# STATED EXERCISE:
Using the data below, tally the lines that include the string "matplotlib". Only the number is wanted.

# SOURCE MATERIAL:
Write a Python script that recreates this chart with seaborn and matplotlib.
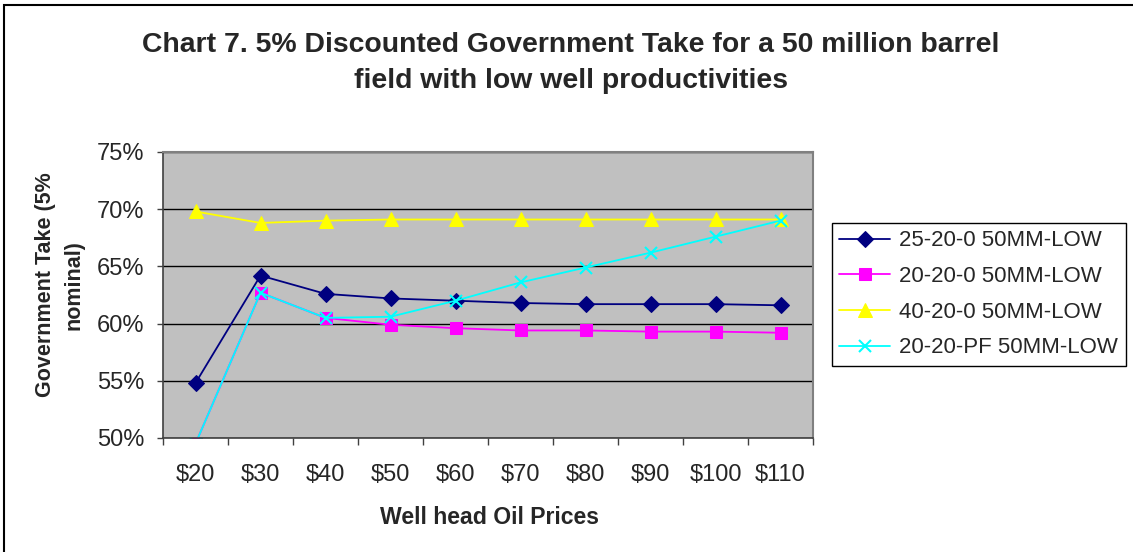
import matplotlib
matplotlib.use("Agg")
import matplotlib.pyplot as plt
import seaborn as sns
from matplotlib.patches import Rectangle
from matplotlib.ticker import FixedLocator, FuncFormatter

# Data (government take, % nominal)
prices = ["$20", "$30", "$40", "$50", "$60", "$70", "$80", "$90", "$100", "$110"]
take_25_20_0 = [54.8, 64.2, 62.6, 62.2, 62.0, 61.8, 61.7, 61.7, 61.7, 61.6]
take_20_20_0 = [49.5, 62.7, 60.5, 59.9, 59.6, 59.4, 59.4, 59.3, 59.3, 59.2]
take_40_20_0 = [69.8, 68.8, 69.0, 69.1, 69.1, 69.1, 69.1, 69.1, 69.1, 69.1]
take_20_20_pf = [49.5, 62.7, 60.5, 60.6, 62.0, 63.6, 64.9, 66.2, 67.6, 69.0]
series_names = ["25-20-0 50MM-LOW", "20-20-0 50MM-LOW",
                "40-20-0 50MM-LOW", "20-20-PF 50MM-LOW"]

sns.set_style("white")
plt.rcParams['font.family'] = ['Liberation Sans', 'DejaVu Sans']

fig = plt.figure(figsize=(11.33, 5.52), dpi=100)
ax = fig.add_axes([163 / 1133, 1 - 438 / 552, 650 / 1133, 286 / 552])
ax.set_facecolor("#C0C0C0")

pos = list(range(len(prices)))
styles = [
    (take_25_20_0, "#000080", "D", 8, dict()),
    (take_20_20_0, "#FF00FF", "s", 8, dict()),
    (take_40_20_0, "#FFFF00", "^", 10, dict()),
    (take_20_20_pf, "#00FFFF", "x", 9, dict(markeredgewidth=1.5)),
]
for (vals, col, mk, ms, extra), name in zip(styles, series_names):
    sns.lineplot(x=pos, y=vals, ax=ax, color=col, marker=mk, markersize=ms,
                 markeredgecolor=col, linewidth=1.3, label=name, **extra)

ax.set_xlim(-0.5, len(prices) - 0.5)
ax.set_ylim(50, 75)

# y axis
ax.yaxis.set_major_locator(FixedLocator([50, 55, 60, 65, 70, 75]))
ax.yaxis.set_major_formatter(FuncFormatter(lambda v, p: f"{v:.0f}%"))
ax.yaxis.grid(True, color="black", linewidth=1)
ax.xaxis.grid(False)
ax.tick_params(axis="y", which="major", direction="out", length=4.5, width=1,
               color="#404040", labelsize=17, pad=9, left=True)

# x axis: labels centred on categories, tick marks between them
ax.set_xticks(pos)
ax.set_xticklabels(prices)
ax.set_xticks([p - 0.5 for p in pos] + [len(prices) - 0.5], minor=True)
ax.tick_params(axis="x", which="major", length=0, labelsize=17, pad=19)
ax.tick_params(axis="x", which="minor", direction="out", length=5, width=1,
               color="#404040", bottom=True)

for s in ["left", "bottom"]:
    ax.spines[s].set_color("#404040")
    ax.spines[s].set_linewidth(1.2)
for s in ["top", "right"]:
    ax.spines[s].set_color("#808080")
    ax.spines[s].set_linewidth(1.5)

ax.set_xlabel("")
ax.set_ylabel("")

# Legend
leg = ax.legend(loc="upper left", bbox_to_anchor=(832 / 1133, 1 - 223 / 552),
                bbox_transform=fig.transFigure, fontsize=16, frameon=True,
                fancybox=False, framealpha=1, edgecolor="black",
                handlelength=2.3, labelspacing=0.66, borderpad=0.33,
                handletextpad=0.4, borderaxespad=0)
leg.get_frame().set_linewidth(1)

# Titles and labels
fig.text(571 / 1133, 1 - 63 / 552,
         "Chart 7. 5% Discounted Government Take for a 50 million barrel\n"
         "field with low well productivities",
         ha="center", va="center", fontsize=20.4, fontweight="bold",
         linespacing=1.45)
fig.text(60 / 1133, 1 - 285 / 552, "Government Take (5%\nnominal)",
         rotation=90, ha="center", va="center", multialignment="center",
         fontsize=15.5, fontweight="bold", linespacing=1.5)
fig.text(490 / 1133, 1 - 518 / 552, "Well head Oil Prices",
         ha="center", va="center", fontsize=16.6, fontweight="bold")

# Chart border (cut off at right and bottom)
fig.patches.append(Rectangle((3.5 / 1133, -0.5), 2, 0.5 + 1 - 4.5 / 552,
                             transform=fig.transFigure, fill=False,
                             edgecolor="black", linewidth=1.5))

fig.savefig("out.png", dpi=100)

# SOLUTION FOR THIS PROBLEM:
6